Records with drawing code:
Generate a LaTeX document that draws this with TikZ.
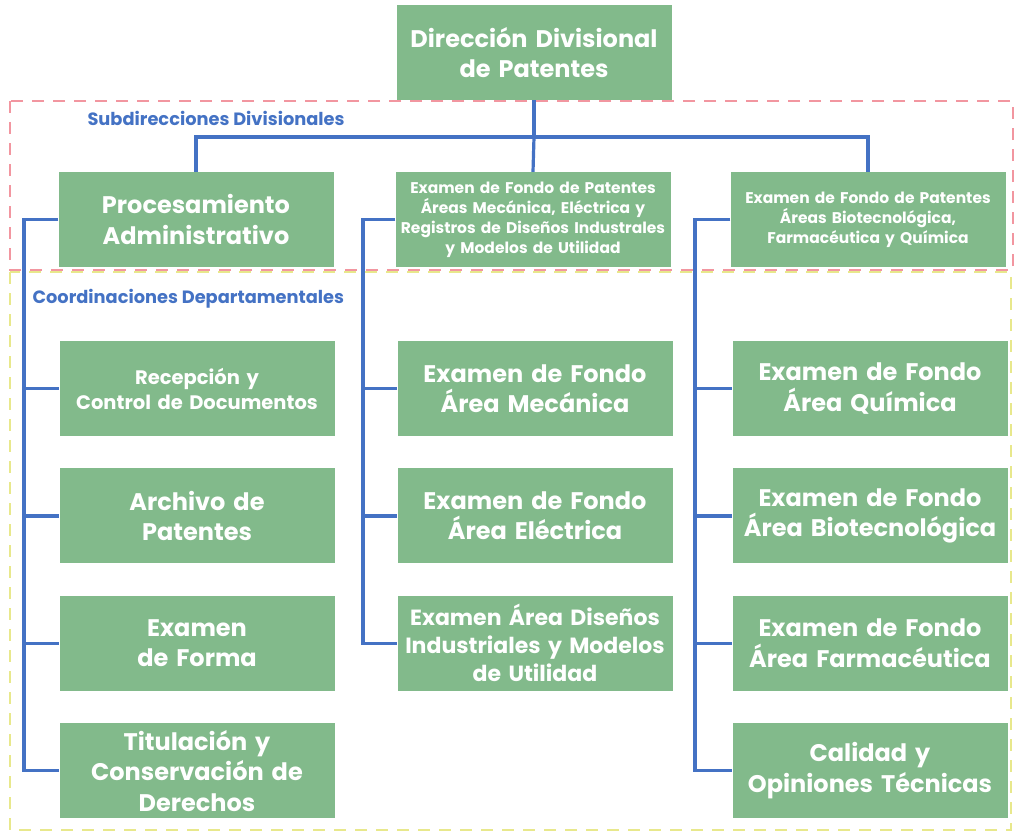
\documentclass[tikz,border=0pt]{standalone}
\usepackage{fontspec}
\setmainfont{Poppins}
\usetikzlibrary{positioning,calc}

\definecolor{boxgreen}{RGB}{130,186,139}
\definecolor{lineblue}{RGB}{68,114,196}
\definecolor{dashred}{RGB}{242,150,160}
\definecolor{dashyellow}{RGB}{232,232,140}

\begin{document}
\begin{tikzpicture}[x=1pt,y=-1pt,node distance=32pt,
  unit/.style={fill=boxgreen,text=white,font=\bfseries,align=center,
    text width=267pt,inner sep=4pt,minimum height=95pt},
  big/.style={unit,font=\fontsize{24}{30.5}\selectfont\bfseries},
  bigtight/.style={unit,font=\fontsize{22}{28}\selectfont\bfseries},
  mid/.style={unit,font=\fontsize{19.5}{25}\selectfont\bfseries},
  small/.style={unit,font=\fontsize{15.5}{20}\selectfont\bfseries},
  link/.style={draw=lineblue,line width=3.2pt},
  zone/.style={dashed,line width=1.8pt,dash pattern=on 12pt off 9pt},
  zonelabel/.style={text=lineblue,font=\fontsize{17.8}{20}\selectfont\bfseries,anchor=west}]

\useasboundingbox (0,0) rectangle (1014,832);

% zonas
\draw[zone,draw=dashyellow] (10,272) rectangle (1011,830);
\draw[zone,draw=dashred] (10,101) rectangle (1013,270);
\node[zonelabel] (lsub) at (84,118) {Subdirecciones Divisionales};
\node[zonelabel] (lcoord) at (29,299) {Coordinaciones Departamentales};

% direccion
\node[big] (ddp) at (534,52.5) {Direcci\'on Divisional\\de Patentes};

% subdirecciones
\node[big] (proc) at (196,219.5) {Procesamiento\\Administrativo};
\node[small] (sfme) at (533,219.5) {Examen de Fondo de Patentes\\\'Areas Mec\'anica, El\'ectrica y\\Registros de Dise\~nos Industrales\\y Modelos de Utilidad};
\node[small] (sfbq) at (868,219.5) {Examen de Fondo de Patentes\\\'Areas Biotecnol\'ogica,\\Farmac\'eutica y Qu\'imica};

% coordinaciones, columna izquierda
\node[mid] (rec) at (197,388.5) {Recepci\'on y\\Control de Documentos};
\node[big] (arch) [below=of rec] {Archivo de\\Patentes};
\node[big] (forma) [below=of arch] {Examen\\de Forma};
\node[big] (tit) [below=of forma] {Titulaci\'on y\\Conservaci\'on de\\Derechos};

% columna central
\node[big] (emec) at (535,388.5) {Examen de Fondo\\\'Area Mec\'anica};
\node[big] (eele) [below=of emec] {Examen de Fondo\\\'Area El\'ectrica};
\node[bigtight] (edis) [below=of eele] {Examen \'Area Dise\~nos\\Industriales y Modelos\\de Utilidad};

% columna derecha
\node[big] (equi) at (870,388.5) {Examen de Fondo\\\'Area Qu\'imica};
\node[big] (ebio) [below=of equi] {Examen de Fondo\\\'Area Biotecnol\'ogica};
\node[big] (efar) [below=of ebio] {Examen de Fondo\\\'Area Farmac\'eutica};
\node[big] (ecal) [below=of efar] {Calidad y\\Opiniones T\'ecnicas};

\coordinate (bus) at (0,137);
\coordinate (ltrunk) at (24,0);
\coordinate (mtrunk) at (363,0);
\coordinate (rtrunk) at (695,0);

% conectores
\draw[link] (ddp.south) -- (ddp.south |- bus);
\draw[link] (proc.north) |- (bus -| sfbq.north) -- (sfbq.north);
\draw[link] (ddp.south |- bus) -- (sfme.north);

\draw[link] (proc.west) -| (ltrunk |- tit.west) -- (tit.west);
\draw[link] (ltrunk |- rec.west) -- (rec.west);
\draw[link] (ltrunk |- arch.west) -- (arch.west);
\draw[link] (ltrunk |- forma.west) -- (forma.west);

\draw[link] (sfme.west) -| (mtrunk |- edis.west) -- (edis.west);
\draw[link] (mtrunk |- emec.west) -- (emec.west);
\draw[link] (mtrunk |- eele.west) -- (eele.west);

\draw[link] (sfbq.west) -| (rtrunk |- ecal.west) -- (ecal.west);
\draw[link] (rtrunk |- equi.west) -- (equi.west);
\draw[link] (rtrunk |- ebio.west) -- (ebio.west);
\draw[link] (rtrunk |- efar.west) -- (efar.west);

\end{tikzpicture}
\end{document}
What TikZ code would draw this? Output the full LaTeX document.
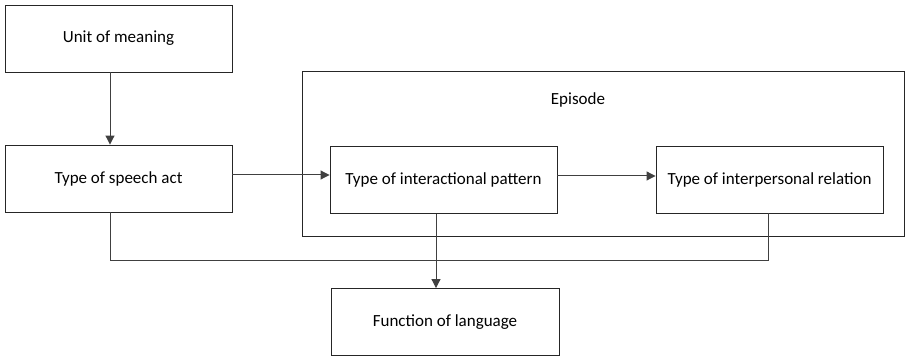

» OBJECTIVE
Repeat the listing above up to and including the line with "(ddp) at (534,52.5)", starting from its first line. Drop any pictures.

» COMPLETE ANSWER
Generate a LaTeX document that draws this with TikZ.
\documentclass[tikz,border=0pt]{standalone}
\usepackage{fontspec}
\setmainfont{Poppins}
\usetikzlibrary{positioning,calc}

\definecolor{boxgreen}{RGB}{130,186,139}
\definecolor{lineblue}{RGB}{68,114,196}
\definecolor{dashred}{RGB}{242,150,160}
\definecolor{dashyellow}{RGB}{232,232,140}

\begin{document}
\begin{tikzpicture}[x=1pt,y=-1pt,node distance=32pt,
  unit/.style={fill=boxgreen,text=white,font=\bfseries,align=center,
    text width=267pt,inner sep=4pt,minimum height=95pt},
  big/.style={unit,font=\fontsize{24}{30.5}\selectfont\bfseries},
  bigtight/.style={unit,font=\fontsize{22}{28}\selectfont\bfseries},
  mid/.style={unit,font=\fontsize{19.5}{25}\selectfont\bfseries},
  small/.style={unit,font=\fontsize{15.5}{20}\selectfont\bfseries},
  link/.style={draw=lineblue,line width=3.2pt},
  zone/.style={dashed,line width=1.8pt,dash pattern=on 12pt off 9pt},
  zonelabel/.style={text=lineblue,font=\fontsize{17.8}{20}\selectfont\bfseries,anchor=west}]

\useasboundingbox (0,0) rectangle (1014,832);

% zonas
\draw[zone,draw=dashyellow] (10,272) rectangle (1011,830);
\draw[zone,draw=dashred] (10,101) rectangle (1013,270);
\node[zonelabel] (lsub) at (84,118) {Subdirecciones Divisionales};
\node[zonelabel] (lcoord) at (29,299) {Coordinaciones Departamentales};

% direccion
\node[big] (ddp) at (534,52.5) {Direcci\'on Divisional\\de Patentes};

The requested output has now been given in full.